In un recente intervento lo studioso e imprenditore pubblicitario John Battelle, autore del libro Google e gli altri, ha definito questo insieme come un immenso artefatto (Adtech) che sembra essere ormai dotato, sospinto da interessi e investimenti economici enormi, di vita autonoma. La distanza che separa i marketer – gli originatori di una qualche campagna pubblicitaria – e i consumer delle applicazioni online è zeppa di piattaforme automatiche di intermediazione e targeting che, a seconda le funzioni2, gestiscono tutti i processi relativi al ciclo di vita dei messaggi, rendendo i passaggi il più possibile precisi, fluidi ed efficaci.
Riferimenti
Battelle, J., 2006, Google e gli altri.

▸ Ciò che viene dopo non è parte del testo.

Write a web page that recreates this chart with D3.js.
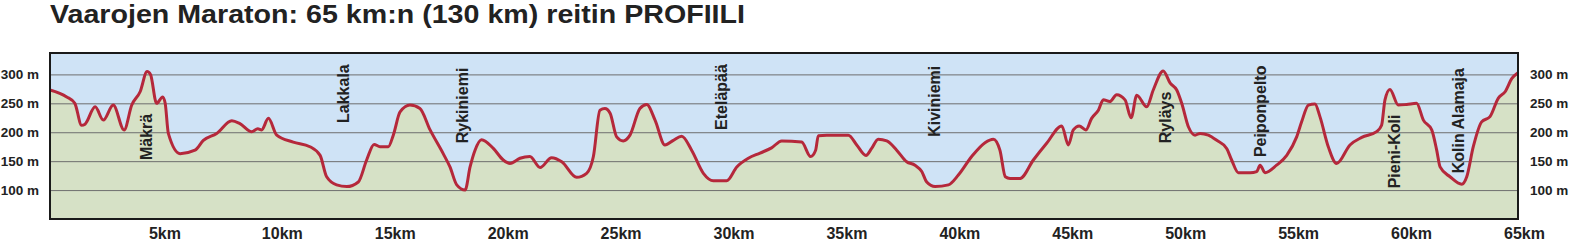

Come hanno trasformato la nostra cultura e riscritto le regole del business, Milano, Cortina Raffaello.
Fabris, G. P., 2008, Societing. Il marketing della società postmoderna, Milano, Egea.
Fletcher, W., 2010, Advertising. A very short introduction, Oxford, Oxford University Press.
Giovagnoli, M., 2013, Transmedia. Storytelling e comunicazione, Milano, Apogeo.
Kaye, B. K., Medoff, N., 2001, Just A Click Away. Advertising on the Internet, Massachusetts, Allyn and Bacon.
Kireyev, Pavel, Koen Pauwels, Sunil Gupta, 2013, “Do Display Ads Influence Search? Attribution and Dynamics in Online Advertising” Harvard Business School Working Paper, No. 13-070, February.
Mckinsey, 2014, “Why marketers should keep sending you e-mails”, mckinsey.com.
1 Un esempio ancora più chiaro di queste strategie espansive e dei suoi potenti effetti è l’entrata di Google nell’ambito delle tecnologie mobile con la messa a disposizione gratuita della piattaforma open source Android che, come software-enabler di base per gli smart-phone, in pochi anni ha sparigliato il business consolidato di vendor storici e combattivi quali Nokia, infiltrandosi negli ambienti di vita di miliardi di persone.
2 Di alcune accenneremo in seguito, ma una mappa indicativa si trova nel blog di Terry Kawaja (Display Lumascape).